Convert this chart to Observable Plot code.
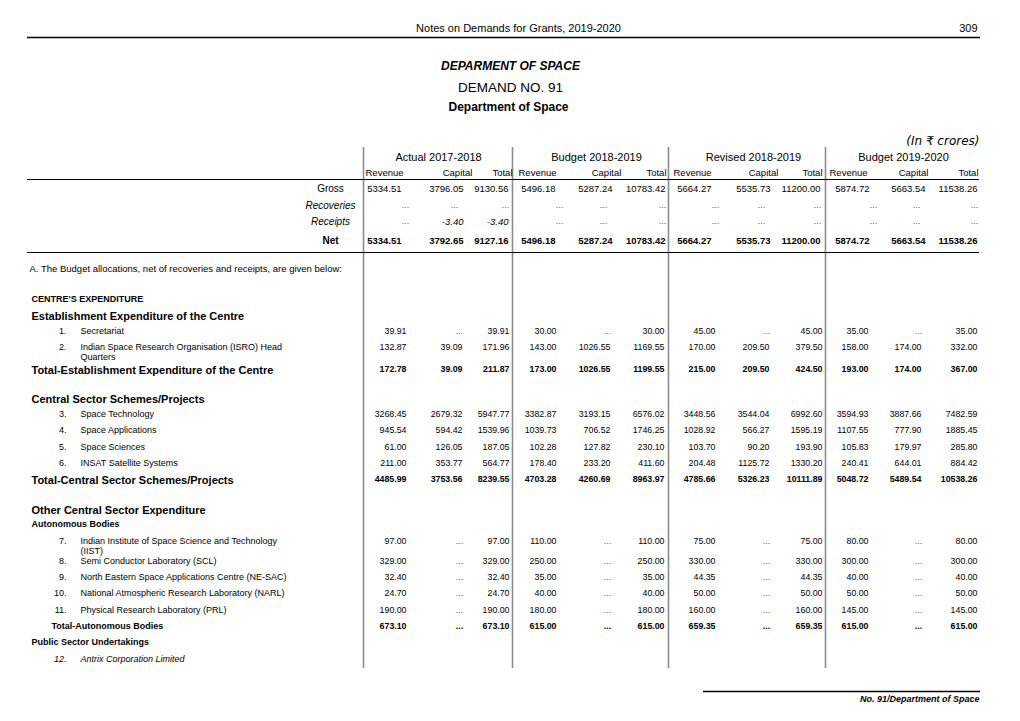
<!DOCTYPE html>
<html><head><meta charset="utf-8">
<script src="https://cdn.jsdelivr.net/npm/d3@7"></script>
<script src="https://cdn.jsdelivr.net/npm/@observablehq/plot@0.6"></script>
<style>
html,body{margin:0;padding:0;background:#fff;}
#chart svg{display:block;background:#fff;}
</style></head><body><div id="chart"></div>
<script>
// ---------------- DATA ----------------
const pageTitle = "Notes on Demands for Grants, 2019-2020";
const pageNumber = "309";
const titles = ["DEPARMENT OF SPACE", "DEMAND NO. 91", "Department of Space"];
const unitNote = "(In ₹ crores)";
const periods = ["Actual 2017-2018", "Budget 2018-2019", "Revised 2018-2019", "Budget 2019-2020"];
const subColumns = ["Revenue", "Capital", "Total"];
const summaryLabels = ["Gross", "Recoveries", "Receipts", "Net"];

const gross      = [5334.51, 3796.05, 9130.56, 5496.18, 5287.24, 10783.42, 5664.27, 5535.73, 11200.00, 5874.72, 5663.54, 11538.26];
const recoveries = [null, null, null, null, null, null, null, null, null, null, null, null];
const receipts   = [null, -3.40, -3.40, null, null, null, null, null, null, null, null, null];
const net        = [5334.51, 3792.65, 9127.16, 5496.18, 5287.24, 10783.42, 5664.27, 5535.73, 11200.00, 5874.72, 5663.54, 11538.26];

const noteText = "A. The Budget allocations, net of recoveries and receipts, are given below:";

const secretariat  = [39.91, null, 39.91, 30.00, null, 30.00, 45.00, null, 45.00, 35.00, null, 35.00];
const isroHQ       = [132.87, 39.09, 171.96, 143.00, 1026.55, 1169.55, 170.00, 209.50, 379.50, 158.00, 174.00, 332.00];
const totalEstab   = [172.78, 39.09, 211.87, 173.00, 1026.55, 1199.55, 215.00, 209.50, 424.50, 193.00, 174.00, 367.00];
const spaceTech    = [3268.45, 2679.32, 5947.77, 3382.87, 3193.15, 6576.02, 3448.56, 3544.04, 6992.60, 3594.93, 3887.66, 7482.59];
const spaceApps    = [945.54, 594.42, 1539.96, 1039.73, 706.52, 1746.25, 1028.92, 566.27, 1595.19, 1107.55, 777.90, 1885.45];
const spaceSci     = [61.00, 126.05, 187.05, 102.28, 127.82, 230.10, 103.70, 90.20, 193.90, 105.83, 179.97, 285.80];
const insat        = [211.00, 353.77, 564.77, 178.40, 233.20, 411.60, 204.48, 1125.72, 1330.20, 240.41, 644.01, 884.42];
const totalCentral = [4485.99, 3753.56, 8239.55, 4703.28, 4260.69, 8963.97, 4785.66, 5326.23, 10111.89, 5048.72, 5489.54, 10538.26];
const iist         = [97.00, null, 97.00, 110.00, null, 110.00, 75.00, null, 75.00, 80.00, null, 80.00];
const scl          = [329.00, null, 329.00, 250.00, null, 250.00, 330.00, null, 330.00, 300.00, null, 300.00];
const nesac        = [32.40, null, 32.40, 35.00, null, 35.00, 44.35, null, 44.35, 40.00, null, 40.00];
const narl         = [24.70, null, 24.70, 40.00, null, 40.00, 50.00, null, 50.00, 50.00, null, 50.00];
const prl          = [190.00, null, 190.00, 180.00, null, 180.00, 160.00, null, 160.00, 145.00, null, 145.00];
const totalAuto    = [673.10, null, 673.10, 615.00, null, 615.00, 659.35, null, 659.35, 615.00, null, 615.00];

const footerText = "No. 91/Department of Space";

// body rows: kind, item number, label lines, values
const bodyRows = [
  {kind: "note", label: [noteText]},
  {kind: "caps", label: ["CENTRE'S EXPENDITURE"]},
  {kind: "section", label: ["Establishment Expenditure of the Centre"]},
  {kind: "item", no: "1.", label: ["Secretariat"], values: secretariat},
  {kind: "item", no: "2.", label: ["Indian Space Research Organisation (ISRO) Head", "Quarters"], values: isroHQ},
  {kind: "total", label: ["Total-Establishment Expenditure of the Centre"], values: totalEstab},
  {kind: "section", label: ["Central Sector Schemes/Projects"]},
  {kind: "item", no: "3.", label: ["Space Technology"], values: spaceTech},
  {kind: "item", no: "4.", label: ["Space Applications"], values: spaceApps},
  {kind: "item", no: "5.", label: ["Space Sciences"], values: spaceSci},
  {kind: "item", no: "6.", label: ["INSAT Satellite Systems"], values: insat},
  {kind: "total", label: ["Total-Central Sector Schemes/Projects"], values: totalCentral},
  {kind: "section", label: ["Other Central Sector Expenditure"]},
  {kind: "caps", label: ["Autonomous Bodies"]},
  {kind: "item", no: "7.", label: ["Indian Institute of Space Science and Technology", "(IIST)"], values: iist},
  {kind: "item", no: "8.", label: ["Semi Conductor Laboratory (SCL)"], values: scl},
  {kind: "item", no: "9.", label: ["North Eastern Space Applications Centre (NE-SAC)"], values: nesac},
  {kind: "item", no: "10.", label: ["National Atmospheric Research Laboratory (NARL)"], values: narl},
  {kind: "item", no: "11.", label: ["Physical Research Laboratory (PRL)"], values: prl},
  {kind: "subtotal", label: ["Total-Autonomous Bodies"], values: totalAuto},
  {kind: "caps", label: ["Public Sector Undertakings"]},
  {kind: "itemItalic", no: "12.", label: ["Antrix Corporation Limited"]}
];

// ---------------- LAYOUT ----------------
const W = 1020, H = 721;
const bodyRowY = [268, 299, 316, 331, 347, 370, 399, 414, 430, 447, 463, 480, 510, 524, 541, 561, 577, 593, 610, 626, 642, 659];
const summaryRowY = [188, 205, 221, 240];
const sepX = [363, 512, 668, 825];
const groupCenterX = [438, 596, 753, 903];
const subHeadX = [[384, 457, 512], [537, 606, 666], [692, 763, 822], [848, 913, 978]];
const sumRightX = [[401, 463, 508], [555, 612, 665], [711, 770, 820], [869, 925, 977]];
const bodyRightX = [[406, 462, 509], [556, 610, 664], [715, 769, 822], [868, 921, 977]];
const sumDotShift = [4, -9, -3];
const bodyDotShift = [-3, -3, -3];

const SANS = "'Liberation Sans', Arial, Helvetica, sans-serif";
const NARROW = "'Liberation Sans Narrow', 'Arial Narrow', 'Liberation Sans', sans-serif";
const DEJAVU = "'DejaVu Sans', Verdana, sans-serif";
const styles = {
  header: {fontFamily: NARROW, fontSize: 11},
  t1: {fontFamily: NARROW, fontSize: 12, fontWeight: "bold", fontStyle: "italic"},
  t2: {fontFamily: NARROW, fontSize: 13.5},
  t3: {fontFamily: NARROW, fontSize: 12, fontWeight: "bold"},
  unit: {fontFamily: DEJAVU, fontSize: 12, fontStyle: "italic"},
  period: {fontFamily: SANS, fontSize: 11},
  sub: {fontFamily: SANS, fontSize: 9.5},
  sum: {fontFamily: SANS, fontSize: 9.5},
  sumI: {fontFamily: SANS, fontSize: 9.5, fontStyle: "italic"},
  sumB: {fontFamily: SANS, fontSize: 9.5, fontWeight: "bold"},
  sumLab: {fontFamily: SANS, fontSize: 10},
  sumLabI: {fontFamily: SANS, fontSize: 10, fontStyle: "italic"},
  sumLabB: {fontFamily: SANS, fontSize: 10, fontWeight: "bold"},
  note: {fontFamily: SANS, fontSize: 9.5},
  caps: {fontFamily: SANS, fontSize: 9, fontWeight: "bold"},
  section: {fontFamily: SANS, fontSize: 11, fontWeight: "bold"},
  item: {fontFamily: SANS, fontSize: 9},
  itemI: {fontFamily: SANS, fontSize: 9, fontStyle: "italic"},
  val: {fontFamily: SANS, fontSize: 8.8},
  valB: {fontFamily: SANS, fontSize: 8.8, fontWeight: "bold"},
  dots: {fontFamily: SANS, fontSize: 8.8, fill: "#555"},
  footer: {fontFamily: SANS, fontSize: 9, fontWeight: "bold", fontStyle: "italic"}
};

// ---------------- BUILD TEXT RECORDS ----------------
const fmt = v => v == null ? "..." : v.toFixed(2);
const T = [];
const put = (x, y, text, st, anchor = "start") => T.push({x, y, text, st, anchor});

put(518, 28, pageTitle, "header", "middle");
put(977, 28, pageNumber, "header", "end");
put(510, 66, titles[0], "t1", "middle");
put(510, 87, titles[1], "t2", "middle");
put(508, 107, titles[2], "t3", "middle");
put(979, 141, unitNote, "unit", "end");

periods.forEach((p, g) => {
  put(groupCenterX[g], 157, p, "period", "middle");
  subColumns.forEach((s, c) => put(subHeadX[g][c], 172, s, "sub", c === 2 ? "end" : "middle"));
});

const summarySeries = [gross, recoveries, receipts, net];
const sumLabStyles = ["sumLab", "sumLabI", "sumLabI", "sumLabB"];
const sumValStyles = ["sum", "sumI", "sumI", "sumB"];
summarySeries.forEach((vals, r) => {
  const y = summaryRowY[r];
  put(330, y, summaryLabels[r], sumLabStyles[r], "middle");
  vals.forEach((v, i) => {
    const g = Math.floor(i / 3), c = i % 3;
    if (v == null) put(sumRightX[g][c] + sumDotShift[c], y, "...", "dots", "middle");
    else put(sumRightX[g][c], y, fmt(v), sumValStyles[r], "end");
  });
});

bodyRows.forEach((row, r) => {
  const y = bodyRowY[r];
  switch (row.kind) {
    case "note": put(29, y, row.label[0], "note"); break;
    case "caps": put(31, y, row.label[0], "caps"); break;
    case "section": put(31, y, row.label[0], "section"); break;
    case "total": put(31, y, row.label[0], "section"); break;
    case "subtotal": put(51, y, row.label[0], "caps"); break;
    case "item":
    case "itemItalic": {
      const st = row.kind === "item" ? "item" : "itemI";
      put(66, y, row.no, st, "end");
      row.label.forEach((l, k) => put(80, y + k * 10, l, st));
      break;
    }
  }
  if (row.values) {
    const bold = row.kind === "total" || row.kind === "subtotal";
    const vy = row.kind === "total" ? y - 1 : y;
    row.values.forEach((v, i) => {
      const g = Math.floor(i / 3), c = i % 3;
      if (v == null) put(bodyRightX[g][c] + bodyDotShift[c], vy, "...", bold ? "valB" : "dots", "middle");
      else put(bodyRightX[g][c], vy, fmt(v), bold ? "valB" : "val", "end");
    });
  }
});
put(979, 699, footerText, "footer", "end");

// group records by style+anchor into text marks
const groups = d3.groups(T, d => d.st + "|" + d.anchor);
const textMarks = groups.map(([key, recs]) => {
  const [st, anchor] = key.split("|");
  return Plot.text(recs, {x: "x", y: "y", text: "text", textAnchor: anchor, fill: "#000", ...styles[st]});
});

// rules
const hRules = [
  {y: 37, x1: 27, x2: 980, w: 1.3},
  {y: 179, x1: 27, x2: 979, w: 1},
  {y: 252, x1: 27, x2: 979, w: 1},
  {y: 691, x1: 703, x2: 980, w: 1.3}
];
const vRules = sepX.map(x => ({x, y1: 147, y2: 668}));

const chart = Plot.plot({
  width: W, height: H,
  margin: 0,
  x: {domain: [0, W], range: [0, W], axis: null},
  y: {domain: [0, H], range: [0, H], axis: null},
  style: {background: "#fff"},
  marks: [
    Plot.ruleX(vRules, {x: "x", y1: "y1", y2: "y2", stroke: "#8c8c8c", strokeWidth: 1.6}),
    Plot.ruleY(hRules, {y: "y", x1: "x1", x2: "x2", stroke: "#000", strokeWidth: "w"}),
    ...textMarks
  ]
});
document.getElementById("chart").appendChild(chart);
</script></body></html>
...
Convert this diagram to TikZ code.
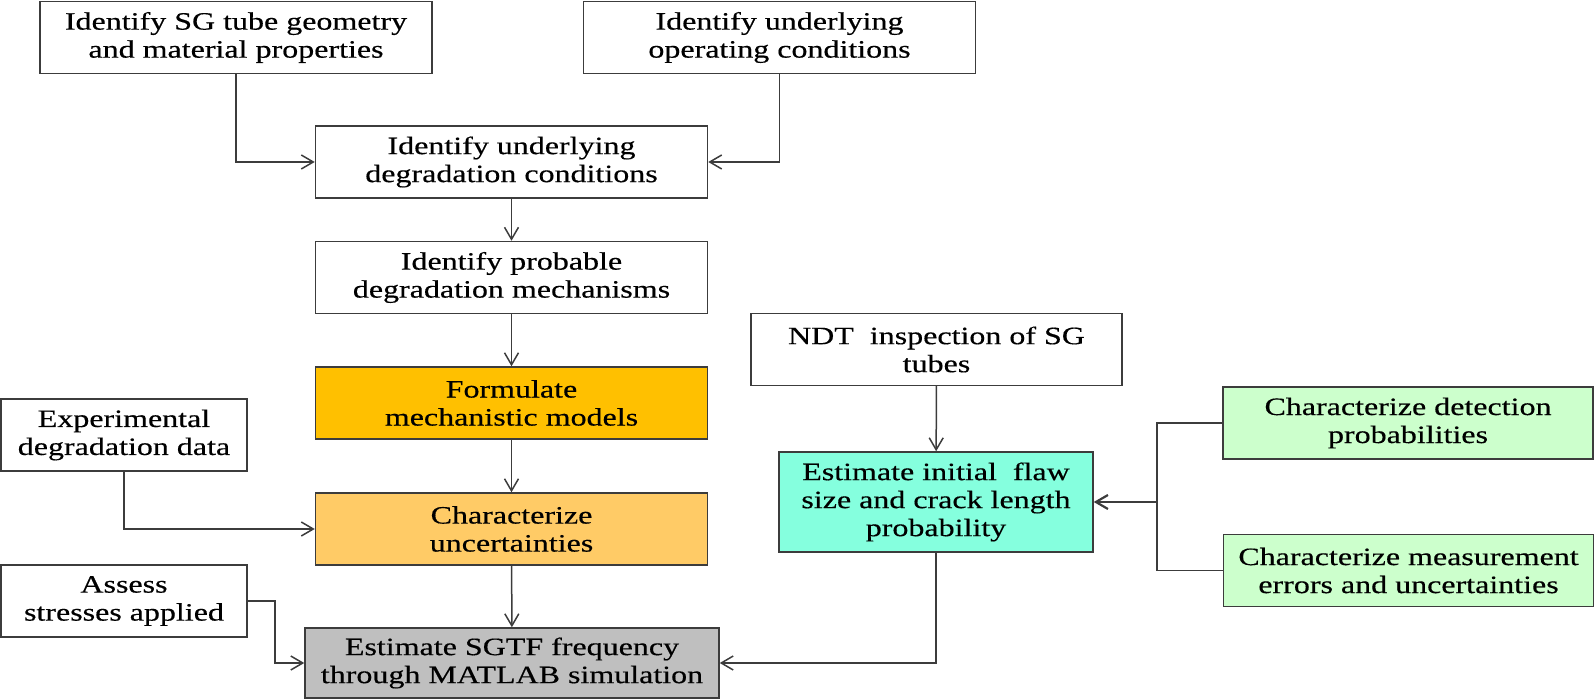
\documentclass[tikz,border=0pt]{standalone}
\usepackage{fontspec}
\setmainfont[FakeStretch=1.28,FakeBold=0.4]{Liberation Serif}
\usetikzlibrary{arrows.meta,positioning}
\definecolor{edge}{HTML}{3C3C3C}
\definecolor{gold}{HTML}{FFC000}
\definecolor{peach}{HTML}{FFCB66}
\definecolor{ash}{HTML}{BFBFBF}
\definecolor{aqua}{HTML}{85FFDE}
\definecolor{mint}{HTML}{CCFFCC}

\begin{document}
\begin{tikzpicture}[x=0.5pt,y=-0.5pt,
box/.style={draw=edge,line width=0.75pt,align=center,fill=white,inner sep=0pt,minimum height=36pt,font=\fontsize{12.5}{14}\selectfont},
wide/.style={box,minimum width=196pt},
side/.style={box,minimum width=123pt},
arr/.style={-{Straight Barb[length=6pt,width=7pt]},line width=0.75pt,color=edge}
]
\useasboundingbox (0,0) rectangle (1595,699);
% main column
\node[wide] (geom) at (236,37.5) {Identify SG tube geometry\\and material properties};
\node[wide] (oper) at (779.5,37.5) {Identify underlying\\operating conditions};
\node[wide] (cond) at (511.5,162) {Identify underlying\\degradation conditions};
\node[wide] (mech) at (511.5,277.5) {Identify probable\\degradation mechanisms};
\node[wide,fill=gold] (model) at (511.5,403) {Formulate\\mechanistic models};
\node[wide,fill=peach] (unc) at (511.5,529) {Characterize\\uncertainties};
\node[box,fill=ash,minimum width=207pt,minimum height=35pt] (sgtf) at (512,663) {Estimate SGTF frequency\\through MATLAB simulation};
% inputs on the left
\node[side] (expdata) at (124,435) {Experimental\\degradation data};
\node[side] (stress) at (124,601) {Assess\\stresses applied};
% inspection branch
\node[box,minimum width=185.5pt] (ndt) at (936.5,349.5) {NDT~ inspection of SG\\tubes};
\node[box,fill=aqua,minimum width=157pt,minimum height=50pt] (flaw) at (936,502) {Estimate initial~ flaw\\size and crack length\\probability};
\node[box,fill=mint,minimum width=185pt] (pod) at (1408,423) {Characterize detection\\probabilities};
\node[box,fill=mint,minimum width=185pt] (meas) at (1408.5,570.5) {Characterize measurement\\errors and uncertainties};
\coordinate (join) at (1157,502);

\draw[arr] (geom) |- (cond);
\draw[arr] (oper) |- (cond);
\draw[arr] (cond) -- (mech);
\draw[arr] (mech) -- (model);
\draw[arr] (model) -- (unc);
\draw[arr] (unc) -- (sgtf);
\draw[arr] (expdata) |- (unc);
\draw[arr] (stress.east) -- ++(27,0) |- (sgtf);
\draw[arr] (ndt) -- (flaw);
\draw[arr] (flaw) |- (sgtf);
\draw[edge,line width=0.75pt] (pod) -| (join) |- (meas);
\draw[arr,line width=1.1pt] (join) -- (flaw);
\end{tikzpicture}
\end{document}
---
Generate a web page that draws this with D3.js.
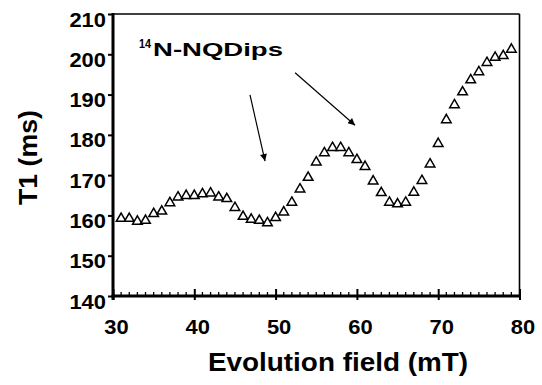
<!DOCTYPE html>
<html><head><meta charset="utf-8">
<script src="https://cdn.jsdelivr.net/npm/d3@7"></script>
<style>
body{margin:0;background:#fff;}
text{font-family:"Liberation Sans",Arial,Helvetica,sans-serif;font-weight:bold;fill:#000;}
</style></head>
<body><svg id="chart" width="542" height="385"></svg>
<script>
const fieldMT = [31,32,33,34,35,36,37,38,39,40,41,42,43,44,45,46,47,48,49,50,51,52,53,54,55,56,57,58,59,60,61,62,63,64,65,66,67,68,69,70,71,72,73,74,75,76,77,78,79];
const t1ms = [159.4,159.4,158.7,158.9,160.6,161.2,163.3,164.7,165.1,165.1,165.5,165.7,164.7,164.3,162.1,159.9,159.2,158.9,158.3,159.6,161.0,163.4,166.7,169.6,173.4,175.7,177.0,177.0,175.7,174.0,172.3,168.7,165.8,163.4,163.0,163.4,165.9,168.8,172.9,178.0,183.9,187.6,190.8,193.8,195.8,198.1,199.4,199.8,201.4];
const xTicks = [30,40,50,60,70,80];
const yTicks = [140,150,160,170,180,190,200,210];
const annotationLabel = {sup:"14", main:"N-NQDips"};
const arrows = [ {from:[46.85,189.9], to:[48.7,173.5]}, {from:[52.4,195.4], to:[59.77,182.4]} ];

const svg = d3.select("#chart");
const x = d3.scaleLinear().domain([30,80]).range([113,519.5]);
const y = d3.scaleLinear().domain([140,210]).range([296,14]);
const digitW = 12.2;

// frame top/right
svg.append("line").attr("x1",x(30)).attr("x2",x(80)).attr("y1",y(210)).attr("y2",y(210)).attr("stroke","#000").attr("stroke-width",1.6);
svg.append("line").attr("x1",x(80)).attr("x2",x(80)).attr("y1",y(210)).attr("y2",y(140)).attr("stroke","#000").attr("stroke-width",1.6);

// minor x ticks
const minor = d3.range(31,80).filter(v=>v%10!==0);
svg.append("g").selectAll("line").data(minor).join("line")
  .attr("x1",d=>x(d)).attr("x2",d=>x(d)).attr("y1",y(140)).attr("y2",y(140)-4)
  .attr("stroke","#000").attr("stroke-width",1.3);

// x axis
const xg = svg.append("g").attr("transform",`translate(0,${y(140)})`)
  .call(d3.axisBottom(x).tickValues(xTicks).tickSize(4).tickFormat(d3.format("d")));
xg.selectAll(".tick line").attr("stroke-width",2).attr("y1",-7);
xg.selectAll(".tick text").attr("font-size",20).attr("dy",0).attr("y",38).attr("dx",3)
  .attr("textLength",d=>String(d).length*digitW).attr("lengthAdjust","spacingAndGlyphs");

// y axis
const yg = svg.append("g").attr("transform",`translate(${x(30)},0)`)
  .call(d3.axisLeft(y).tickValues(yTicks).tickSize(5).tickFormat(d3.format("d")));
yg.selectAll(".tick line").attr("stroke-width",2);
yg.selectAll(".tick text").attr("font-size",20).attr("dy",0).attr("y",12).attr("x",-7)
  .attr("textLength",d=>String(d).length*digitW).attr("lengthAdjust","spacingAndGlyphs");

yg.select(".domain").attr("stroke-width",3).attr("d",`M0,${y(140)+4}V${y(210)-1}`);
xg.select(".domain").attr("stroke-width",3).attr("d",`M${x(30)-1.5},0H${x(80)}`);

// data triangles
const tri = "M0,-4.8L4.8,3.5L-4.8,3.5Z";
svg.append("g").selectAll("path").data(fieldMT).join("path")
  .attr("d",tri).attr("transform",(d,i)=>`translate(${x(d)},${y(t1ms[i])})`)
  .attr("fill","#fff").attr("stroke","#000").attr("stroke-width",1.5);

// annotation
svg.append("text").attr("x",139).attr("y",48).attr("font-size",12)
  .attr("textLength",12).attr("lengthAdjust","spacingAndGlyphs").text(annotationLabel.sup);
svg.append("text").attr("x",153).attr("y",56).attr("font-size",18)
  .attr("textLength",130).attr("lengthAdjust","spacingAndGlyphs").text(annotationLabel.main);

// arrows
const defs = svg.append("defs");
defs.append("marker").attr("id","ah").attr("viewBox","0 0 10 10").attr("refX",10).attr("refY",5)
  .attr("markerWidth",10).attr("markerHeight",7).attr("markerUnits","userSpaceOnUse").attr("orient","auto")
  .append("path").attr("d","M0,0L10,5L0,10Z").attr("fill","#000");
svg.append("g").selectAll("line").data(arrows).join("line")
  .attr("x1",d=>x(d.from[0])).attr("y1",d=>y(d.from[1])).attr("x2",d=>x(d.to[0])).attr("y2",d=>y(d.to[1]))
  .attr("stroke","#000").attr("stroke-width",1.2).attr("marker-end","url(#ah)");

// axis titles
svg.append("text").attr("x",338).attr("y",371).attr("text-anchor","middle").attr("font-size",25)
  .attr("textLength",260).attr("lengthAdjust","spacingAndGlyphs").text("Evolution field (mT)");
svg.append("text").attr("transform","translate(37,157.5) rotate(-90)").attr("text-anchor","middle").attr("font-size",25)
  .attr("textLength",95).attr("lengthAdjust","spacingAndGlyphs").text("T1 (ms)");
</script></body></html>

● **Written problem**:
Gather each line holding the string "this".

● **Written solution**:
Convert this chart to Observable Plot code.
Convert this diagram to TikZ code.
Generate a web page that draws this with D3.js.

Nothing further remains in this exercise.